The Geradi case aside, Portillo's brief honeymoon period quickly subsided as he lurched from crisis to crisis as a series of corruption scandals were unearthed, crime rates continued to soar and gangsters and corrupt officials continued to enjoy impunity from prosecution. The new president even dispatched his family to Canada in June 2000 after threats from a kidnapping gang, a savage indictment of the security situation. By early 2001, barely a week passed without an armed bank robbery or a public lynching, as rural Guatemalans, frustrated with the country's bankrupt justice system, exacted their own justice, killing suspected criminals. In March 2001, a judge was hacked to death by a crowd in the isolated town of Senahú after he had freed an accused rapist because of a lack of evidence. Confidence in Portillo plummeted to an all-time low in June 2001 following a mass breakout from Guatemala's main maximum-security prison. Seventy of the country's most notorious criminals - murderers, rapists, kidnappers and gang leaders - blasted their way out of jail, armed to the teeth with a smuggled arsenal of submachine guns and grenade launchers which they had obviously acquired with internal connivance. Many media figures doubted that Portillo would be permitted to finish his presidential term, as persistent rumours of a military-backed coup swept through the country.

Meanwhile, the economy continued to falter, as traditional exports (principally coffee, sugar and bananas) were hit by low commodity prices, and the nation's high interest rates affected investment. The quetzal remained weak against international currencies, prompting the government to introduce dollarization in May 2001, with the US dollar becoming an official currency alongside the quetzal, and to sign up for customs union with Honduras, El Salvador and Nicaragua in an effort to free up trade and boost the economy.
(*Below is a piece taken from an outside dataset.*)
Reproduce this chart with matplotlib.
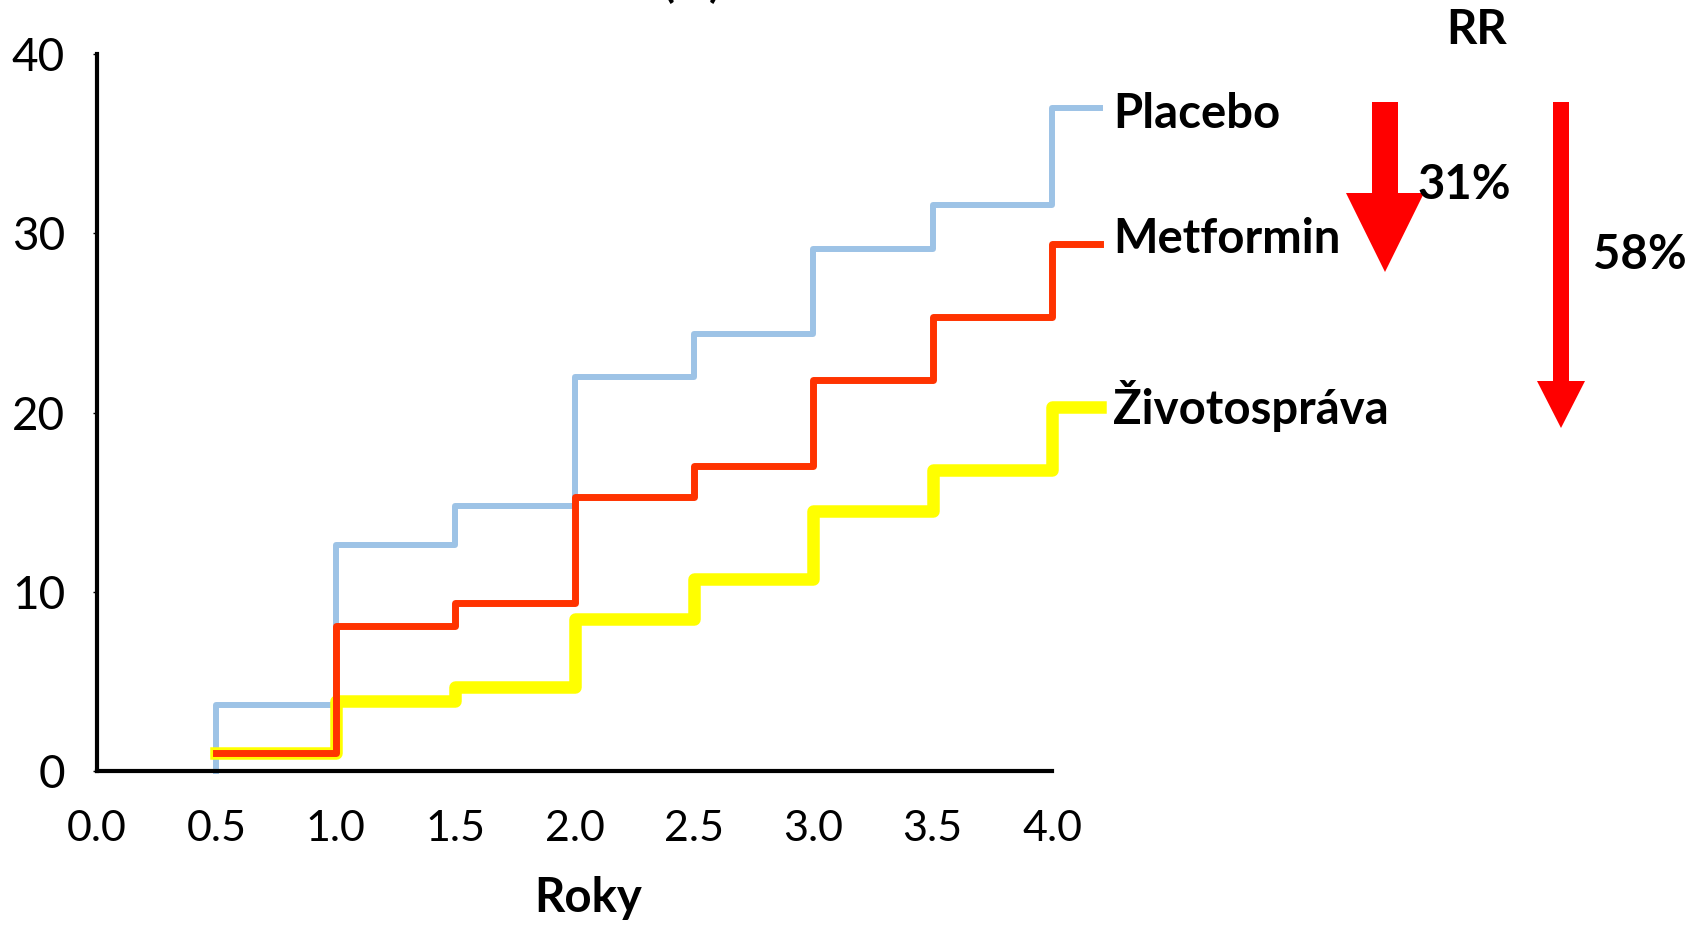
import matplotlib.pyplot as plt
from matplotlib.patches import Polygon

# data
years = [0.5, 1.0, 1.5, 2.0, 2.5, 3.0, 3.5, 4.0]
placebo = [3.7, 12.6, 14.8, 22.0, 24.4, 29.1, 31.6, 37.0]
metformin = [1.0, 8.1, 9.4, 15.3, 17.0, 21.8, 25.3, 29.4]
zivotosprava = [1.0, 3.9, 4.7, 8.5, 10.7, 14.5, 16.8, 20.3]
end_year = 4.2
x_ticks = [0.0, 0.5, 1.0, 1.5, 2.0, 2.5, 3.0, 3.5, 4.0]
y_ticks = [0, 10, 20, 30, 40]

plt.rcParams['font.family'] = ['Lato', 'DejaVu Sans']

W, H = 1703, 925
fig = plt.figure(figsize=(W / 100, H / 100), dpi=100)
ax = fig.add_axes([97 / W, 1 - 771 / H, (1052 - 97) / W, (771 - 54) / H])

def steps(vals, start_zero=False):
    xs = [years[0]] + years + [end_year]
    ys = [0 if start_zero else vals[0]] + vals + [vals[-1]]
    return xs, ys

# placebo starts at zero, goes up at 0.5
xs, ys = steps(placebo, start_zero=True)
ax.plot(xs, ys, drawstyle='steps-post', color='#9dc3e6', lw=4.3, clip_on=False, zorder=2)
xs, ys = steps(zivotosprava)
ax.plot(xs, ys, drawstyle='steps-post', color='#ffff00', lw=9, clip_on=False, zorder=3)
xs, ys = steps(metformin)
ax.plot(xs, ys, drawstyle='steps-post', color='#ff3300', lw=5, clip_on=False, zorder=4)

ax.set_xlim(0, 4.0)
ax.set_ylim(0, 40)
ax.set_xticks(x_ticks)
ax.set_xticklabels([f'{v:.1f}' for v in x_ticks])
ax.set_yticks(y_ticks)
ax.tick_params(axis='x', length=0, pad=28, labelsize=31)
ax.tick_params(axis='y', length=3, width=1, pad=20, labelsize=33)
for s in ['top', 'right']:
    ax.spines[s].set_visible(False)
for s in ['left', 'bottom']:
    ax.spines[s].set_linewidth(3)
ax.set_xlabel('Roky', fontsize=34, fontweight='bold', labelpad=20, x=0.514)

# series labels
lab_x = 1113 / W
fig.text(lab_x, 1 - 114 / H, 'Placebo', fontsize=34, fontweight='bold', va='center')
fig.text(lab_x, 1 - 239 / H, 'Metformin', fontsize=34, fontweight='bold', va='center')
fig.text(lab_x, 1 - 406 / H, 'Životospráva', fontsize=34, fontweight='bold', va='center')

# cut off title at the top
fig.text(692 / W, 1 + 3 / H, '(%)', fontsize=31, fontweight='bold', ha='center', va='baseline')

# RR arrows
def arrow(cx, shaft_w, top, base, head_w, tip):
    pts = [(cx - shaft_w / 2, top), (cx + shaft_w / 2, top), (cx + shaft_w / 2, base),
           (cx + head_w / 2, base), (cx, tip), (cx - head_w / 2, base), (cx - shaft_w / 2, base)]
    pts = [(px / W, 1 - py / H) for px, py in pts]
    fig.patches.append(Polygon(pts, closed=True, transform=fig.transFigure,
                               facecolor='#ff0000', edgecolor='none'))

arrow(1385, 26, 102, 193, 78, 272)
arrow(1561, 16, 102, 381, 48, 428)

fig.text(1477 / W, 1 - 30 / H, 'RR', fontsize=34, fontweight='bold', ha='center', va='center')
fig.text(1464 / W, 1 - 185 / H, '31%', fontsize=34, fontweight='bold', ha='center', va='center')
fig.text(1640 / W, 1 - 255 / H, '58%', fontsize=34, fontweight='bold', ha='center', va='center')

fig.savefig('out.png', dpi=100)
Away from mainstream politics, the country has witnessed a Maya cultural revival , as Guatemala's indigenous people have acquired freedoms denied them for centuries. Important steps to protect indigenous languages have been made, and hundreds of schools founded where Maya children are educated in their own tongue. Increasing numbers of indigenous writers and journalists have emerged, more and more Maya books and magazines are being published and indígena radio stations set up. The shifting mood has even influenced youth culture: Maya shamanic courses have become popular and eager young ladino university students assert their mixed-race identity by proclaiming a Maya heritage. Yet despite these changes Guatemala is still a divided country. Racism remains endemic and Guatemala's Maya continue to be subject to institutionalized discrimination, while most live in extreme poverty.
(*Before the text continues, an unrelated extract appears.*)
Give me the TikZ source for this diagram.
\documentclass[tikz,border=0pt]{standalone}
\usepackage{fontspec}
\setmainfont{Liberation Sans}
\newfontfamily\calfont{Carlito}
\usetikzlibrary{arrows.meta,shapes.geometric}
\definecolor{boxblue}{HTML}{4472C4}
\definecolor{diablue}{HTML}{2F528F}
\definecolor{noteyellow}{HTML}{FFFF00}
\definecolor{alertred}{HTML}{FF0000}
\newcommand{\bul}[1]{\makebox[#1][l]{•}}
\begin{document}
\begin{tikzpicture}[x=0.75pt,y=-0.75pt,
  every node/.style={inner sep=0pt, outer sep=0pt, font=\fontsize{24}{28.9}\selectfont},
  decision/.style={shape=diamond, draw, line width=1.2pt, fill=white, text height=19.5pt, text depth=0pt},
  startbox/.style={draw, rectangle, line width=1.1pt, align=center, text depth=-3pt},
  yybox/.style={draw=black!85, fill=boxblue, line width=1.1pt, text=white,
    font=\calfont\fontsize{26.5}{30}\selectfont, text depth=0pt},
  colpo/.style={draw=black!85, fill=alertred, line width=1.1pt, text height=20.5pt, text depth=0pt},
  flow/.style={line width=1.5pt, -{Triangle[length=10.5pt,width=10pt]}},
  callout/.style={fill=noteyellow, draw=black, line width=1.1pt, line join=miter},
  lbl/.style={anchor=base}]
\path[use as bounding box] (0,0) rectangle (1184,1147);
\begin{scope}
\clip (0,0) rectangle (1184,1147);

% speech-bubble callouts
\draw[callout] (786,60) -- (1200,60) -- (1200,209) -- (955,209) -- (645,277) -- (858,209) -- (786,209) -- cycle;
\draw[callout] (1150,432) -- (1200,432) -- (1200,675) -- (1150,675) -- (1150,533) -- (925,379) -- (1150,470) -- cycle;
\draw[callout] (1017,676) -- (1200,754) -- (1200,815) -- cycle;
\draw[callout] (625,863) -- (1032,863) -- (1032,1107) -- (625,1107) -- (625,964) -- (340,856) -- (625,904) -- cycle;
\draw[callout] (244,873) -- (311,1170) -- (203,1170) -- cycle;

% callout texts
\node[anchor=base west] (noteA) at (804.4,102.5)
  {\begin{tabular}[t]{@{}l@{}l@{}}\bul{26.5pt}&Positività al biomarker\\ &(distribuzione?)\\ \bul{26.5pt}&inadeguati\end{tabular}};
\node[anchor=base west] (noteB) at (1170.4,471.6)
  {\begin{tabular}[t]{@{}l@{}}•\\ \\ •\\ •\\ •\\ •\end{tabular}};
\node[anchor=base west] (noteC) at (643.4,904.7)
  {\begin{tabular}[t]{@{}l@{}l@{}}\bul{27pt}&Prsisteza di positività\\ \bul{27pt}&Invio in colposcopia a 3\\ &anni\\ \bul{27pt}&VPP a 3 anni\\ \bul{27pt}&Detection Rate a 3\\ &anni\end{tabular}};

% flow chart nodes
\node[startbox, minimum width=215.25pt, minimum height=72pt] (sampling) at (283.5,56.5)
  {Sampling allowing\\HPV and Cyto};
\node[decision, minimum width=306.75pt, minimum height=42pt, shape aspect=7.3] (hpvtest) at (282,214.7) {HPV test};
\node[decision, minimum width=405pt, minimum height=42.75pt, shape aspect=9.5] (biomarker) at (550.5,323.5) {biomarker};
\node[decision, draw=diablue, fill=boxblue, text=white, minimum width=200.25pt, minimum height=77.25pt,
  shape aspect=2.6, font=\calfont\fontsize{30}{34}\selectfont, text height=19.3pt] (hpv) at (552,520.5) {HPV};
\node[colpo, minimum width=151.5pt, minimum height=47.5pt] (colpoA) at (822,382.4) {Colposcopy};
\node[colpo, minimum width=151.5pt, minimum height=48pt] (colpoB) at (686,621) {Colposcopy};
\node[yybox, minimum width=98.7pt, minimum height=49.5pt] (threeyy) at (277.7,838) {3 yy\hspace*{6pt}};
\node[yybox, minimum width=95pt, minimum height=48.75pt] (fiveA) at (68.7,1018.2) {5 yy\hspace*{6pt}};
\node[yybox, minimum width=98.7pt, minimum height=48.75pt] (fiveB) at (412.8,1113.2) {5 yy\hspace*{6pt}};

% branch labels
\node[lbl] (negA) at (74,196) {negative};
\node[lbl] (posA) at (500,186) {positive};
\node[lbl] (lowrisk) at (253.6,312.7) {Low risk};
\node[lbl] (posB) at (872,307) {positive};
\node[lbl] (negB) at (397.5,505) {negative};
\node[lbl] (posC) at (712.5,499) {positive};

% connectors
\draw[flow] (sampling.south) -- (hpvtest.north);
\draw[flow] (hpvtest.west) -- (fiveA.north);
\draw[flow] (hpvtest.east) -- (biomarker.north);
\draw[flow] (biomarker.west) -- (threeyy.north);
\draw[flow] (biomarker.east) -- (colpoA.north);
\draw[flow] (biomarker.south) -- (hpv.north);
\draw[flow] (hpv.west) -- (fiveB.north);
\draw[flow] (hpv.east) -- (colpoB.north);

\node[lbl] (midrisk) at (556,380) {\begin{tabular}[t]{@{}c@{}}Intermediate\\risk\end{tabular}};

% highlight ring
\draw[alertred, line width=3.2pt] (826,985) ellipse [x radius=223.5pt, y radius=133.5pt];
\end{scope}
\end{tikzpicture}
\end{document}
In many ways, the years since the peace accords have been a bitter disappointment to many Guatemalans. Though the peace has held, political violence has been replaced by random acts of criminal thuggery, and the unreformed justice system is seemingly moribund. The economic outlook remains poor, with low living standards and sub-standard health care and educational opportunities for the vast majority of people. With the issue of land reform still to be tackled and the highest population growth rate in the hemisphere (almost 3 percent per annum), more and more poor Guatemalans have fled to the US as illegal migrants, while those who remain have turned to farming increasingly marginal plots of land, cutting down the country's rapidly diminishing forests and threatening protected reserves and national parks. Though there is ground for optimism in some areas, including a vibrant tourism industry, the key points of the peace accords have not been tackled. Huge obstacles remain, and Guatemala seemingly faces many more difficult years ahead.